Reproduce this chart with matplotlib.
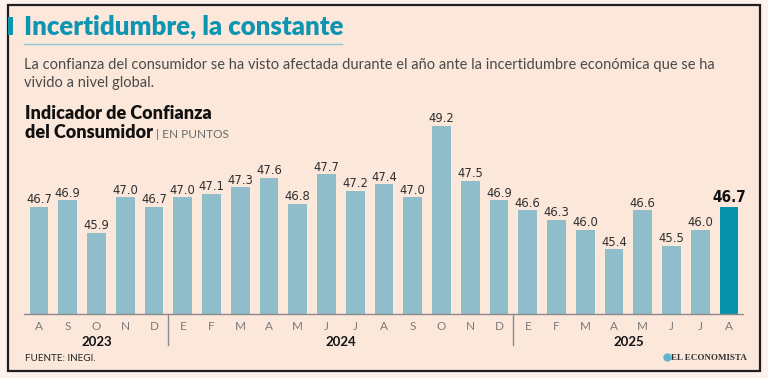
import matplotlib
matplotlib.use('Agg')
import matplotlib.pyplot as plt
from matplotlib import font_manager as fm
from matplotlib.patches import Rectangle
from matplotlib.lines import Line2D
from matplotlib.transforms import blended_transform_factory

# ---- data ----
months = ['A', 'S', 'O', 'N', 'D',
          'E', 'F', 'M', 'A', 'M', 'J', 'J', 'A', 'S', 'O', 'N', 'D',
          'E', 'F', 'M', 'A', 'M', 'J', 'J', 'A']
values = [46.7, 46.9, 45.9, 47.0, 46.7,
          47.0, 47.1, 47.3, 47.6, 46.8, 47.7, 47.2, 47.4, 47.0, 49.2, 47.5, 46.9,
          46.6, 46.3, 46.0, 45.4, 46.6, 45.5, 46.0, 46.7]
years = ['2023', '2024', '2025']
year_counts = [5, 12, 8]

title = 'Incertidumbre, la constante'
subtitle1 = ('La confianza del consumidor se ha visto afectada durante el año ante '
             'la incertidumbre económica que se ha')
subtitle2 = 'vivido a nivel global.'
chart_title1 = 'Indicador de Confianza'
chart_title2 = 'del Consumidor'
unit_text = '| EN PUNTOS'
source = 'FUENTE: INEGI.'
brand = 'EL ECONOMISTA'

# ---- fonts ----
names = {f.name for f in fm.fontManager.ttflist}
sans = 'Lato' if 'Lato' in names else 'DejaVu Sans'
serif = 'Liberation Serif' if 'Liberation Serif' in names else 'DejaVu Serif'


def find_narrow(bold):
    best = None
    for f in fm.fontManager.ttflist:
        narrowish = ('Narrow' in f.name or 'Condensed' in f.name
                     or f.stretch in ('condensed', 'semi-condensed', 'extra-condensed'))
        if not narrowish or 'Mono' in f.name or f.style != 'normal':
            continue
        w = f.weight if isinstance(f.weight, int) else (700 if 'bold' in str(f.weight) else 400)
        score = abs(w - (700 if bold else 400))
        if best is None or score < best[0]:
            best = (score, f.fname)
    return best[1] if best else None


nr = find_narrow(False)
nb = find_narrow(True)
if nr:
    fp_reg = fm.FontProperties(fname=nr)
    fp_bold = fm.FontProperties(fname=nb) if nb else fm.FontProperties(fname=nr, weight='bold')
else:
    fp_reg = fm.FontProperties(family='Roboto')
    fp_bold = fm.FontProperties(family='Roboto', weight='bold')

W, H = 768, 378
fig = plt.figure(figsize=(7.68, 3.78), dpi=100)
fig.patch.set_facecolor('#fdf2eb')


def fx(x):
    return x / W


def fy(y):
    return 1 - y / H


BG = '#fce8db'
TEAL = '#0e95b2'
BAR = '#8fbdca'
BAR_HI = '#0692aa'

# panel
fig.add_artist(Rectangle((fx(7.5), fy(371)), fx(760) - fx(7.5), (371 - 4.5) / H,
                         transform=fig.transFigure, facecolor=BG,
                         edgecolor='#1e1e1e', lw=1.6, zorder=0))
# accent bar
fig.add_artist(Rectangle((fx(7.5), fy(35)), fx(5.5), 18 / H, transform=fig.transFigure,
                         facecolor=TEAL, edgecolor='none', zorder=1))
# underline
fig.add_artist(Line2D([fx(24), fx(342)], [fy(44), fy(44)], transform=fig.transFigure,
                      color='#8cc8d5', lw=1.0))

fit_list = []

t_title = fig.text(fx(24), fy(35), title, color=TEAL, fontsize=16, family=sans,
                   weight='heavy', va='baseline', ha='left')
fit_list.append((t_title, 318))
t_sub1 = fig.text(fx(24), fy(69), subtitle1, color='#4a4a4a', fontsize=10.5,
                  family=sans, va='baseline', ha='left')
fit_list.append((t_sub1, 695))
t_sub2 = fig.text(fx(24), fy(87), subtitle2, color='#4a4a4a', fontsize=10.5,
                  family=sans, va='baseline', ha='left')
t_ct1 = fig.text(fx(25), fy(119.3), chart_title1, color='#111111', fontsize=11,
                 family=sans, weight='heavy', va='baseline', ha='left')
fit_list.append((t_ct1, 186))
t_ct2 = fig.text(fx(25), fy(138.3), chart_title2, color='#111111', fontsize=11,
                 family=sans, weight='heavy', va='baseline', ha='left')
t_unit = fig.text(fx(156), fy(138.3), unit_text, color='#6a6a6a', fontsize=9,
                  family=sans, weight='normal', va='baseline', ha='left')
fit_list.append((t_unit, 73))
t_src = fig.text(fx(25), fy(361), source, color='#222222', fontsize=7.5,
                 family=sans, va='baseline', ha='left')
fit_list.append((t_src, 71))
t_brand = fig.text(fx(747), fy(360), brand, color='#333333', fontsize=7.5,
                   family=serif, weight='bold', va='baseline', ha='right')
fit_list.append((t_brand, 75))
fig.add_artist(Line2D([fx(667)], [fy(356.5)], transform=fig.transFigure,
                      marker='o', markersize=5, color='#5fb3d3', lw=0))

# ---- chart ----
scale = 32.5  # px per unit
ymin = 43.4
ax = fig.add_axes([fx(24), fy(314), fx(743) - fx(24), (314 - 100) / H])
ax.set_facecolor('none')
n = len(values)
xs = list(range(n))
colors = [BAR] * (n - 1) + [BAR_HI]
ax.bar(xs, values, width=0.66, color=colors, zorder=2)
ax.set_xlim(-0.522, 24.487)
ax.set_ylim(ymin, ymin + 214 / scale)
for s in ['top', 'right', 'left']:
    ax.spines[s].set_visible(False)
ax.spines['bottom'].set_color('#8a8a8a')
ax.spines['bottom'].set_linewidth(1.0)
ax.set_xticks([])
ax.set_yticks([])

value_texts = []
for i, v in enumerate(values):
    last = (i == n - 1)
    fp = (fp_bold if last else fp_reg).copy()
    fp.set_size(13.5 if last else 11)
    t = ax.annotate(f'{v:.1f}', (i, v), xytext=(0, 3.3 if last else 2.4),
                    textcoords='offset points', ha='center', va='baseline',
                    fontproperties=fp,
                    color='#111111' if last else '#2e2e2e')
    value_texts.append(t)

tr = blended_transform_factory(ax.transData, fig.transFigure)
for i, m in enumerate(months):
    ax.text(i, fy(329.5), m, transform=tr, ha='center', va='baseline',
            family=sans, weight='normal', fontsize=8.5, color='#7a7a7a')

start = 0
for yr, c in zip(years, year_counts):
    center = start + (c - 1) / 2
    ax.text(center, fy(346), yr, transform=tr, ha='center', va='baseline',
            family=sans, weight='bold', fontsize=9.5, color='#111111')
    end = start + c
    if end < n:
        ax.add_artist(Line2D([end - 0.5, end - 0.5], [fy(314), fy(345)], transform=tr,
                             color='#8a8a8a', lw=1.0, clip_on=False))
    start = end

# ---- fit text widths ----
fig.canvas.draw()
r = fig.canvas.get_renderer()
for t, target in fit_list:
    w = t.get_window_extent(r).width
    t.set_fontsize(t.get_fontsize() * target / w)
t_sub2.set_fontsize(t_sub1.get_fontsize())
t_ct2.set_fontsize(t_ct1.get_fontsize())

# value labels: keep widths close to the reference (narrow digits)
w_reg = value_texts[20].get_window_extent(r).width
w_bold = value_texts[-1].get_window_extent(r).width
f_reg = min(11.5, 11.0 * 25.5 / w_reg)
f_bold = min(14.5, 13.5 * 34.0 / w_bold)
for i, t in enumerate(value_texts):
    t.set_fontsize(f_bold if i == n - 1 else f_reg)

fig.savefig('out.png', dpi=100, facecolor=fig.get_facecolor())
#####
- _WHAT THE TASK REQUIRES_
Starting at the top of the listing above, reproduce each line up to and including the one with "return best[1] if best else None"; omit the pictures.

- _FINISHED EXERCISE_
Reproduce this chart with matplotlib.
import matplotlib
matplotlib.use('Agg')
import matplotlib.pyplot as plt
from matplotlib import font_manager as fm
from matplotlib.patches import Rectangle
from matplotlib.lines import Line2D
from matplotlib.transforms import blended_transform_factory

# ---- data ----
months = ['A', 'S', 'O', 'N', 'D',
          'E', 'F', 'M', 'A', 'M', 'J', 'J', 'A', 'S', 'O', 'N', 'D',
          'E', 'F', 'M', 'A', 'M', 'J', 'J', 'A']
values = [46.7, 46.9, 45.9, 47.0, 46.7,
          47.0, 47.1, 47.3, 47.6, 46.8, 47.7, 47.2, 47.4, 47.0, 49.2, 47.5, 46.9,
          46.6, 46.3, 46.0, 45.4, 46.6, 45.5, 46.0, 46.7]
years = ['2023', '2024', '2025']
year_counts = [5, 12, 8]

title = 'Incertidumbre, la constante'
subtitle1 = ('La confianza del consumidor se ha visto afectada durante el año ante '
             'la incertidumbre económica que se ha')
subtitle2 = 'vivido a nivel global.'
chart_title1 = 'Indicador de Confianza'
chart_title2 = 'del Consumidor'
unit_text = '| EN PUNTOS'
source = 'FUENTE: INEGI.'
brand = 'EL ECONOMISTA'

# ---- fonts ----
names = {f.name for f in fm.fontManager.ttflist}
sans = 'Lato' if 'Lato' in names else 'DejaVu Sans'
serif = 'Liberation Serif' if 'Liberation Serif' in names else 'DejaVu Serif'


def find_narrow(bold):
    best = None
    for f in fm.fontManager.ttflist:
        narrowish = ('Narrow' in f.name or 'Condensed' in f.name
                     or f.stretch in ('condensed', 'semi-condensed', 'extra-condensed'))
        if not narrowish or 'Mono' in f.name or f.style != 'normal':
            continue
        w = f.weight if isinstance(f.weight, int) else (700 if 'bold' in str(f.weight) else 400)
        score = abs(w - (700 if bold else 400))
        if best is None or score < best[0]:
            best = (score, f.fname)
    return best[1] if best else None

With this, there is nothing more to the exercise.